Dataset excerpt:
####################
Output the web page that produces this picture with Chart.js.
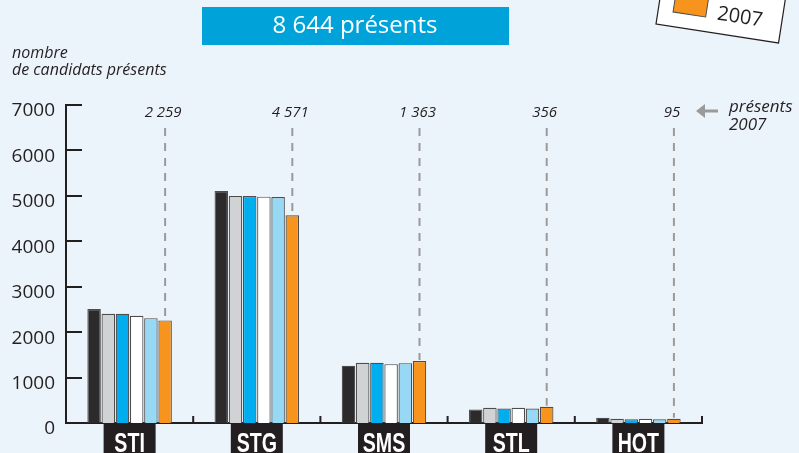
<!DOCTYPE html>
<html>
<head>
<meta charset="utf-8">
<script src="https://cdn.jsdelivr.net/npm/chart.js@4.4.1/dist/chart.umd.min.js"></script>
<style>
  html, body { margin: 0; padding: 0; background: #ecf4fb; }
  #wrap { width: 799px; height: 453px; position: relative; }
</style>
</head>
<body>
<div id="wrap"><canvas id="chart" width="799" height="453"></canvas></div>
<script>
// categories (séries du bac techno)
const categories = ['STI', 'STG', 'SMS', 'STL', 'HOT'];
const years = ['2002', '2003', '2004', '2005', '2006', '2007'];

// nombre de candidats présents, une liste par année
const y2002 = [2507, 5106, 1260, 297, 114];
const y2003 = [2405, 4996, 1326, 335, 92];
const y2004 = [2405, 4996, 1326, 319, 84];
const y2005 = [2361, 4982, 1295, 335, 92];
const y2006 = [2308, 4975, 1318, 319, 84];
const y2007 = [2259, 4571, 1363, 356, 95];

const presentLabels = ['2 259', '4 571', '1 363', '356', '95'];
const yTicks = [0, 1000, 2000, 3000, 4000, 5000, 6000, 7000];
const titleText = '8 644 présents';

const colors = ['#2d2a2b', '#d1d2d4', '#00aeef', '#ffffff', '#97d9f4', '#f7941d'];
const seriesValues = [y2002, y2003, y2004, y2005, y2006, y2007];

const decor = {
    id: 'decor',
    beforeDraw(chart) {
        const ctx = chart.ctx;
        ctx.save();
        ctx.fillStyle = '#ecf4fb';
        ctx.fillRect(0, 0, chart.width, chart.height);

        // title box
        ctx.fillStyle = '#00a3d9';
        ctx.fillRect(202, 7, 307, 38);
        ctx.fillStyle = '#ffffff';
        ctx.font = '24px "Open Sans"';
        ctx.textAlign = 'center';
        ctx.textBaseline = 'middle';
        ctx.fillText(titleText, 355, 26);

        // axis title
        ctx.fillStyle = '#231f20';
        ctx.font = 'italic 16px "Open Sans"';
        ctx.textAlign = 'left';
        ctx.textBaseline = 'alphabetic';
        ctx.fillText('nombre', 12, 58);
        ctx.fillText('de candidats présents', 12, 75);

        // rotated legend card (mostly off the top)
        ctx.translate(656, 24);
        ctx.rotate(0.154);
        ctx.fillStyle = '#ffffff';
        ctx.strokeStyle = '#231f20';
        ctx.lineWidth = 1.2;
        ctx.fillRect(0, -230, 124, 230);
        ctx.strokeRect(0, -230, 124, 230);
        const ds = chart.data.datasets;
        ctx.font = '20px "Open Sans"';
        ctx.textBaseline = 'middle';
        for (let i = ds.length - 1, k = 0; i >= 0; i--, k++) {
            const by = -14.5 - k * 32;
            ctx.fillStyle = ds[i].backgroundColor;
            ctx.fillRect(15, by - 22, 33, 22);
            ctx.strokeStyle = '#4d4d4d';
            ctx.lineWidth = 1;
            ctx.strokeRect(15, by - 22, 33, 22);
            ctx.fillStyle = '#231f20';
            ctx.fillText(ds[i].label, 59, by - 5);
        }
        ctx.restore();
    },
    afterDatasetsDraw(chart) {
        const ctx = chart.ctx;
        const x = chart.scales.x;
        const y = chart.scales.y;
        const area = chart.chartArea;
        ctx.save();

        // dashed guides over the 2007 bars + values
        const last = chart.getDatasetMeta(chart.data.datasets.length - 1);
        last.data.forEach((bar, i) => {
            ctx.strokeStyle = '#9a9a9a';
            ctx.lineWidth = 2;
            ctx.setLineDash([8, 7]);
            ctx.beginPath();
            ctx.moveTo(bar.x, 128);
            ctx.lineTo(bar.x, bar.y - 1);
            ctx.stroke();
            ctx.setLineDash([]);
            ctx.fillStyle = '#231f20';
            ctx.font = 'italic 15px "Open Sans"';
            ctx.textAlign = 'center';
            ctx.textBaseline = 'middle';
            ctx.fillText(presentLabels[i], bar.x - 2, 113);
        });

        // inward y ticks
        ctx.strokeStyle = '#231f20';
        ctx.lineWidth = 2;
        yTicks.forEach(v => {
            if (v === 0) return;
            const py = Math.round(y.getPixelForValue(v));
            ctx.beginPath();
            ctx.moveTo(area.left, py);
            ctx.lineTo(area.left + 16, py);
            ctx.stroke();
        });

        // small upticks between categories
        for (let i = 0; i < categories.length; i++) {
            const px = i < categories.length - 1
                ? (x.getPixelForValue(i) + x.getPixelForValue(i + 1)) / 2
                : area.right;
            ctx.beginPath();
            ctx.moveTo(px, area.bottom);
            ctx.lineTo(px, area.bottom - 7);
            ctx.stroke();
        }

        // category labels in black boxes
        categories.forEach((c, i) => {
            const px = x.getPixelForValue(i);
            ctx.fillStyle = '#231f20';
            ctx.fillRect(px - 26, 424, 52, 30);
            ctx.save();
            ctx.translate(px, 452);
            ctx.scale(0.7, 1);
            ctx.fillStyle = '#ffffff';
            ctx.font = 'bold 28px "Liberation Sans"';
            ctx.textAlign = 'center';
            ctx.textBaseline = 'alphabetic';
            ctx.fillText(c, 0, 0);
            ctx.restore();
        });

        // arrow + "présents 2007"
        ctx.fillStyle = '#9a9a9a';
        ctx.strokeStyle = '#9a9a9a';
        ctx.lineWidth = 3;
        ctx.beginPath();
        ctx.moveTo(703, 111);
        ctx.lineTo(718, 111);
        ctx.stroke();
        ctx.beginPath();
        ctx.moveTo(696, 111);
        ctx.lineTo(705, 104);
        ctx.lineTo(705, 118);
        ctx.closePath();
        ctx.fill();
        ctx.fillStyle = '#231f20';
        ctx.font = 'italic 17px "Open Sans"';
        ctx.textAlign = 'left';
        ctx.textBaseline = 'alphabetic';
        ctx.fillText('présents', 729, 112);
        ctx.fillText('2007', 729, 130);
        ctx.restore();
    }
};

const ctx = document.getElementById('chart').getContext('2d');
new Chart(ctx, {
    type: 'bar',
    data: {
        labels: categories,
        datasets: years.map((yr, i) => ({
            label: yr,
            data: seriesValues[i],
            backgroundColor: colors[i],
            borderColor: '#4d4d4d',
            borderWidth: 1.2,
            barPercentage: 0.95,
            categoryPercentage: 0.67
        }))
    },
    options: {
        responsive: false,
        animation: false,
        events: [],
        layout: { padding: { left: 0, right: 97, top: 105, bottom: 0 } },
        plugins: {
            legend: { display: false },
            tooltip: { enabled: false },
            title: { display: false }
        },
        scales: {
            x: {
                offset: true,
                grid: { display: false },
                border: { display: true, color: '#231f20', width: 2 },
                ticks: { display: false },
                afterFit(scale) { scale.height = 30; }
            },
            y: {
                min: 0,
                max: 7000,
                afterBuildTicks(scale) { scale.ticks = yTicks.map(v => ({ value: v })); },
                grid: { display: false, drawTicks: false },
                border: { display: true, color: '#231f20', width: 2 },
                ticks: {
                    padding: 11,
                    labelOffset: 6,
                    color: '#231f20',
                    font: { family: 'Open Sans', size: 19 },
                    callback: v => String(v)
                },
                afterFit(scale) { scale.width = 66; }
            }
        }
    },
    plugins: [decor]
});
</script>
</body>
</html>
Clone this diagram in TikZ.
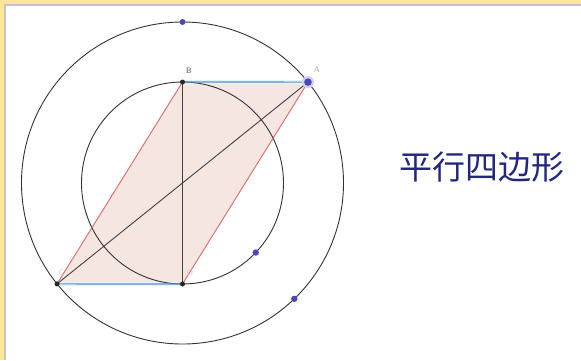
####################
*What to work on*:
Word for word, give again the lines from the first entry to the line with "ctx.fillRect(0, 0, chart.width, chart.height);", inclusive. Exclude the pictures.

*Written answer*:
Output the web page that produces this picture with Chart.js.
<!DOCTYPE html>
<html>
<head>
<meta charset="utf-8">
<script src="https://cdn.jsdelivr.net/npm/chart.js@4.4.1/dist/chart.umd.min.js"></script>
<style>
  html, body { margin: 0; padding: 0; background: #ecf4fb; }
  #wrap { width: 799px; height: 453px; position: relative; }
</style>
</head>
<body>
<div id="wrap"><canvas id="chart" width="799" height="453"></canvas></div>
<script>
// categories (séries du bac techno)
const categories = ['STI', 'STG', 'SMS', 'STL', 'HOT'];
const years = ['2002', '2003', '2004', '2005', '2006', '2007'];

// nombre de candidats présents, une liste par année
const y2002 = [2507, 5106, 1260, 297, 114];
const y2003 = [2405, 4996, 1326, 335, 92];
const y2004 = [2405, 4996, 1326, 319, 84];
const y2005 = [2361, 4982, 1295, 335, 92];
const y2006 = [2308, 4975, 1318, 319, 84];
const y2007 = [2259, 4571, 1363, 356, 95];

const presentLabels = ['2 259', '4 571', '1 363', '356', '95'];
const yTicks = [0, 1000, 2000, 3000, 4000, 5000, 6000, 7000];
const titleText = '8 644 présents';

const colors = ['#2d2a2b', '#d1d2d4', '#00aeef', '#ffffff', '#97d9f4', '#f7941d'];
const seriesValues = [y2002, y2003, y2004, y2005, y2006, y2007];

const decor = {
    id: 'decor',
    beforeDraw(chart) {
        const ctx = chart.ctx;
        ctx.save();
        ctx.fillStyle = '#ecf4fb';
        ctx.fillRect(0, 0, chart.width, chart.height);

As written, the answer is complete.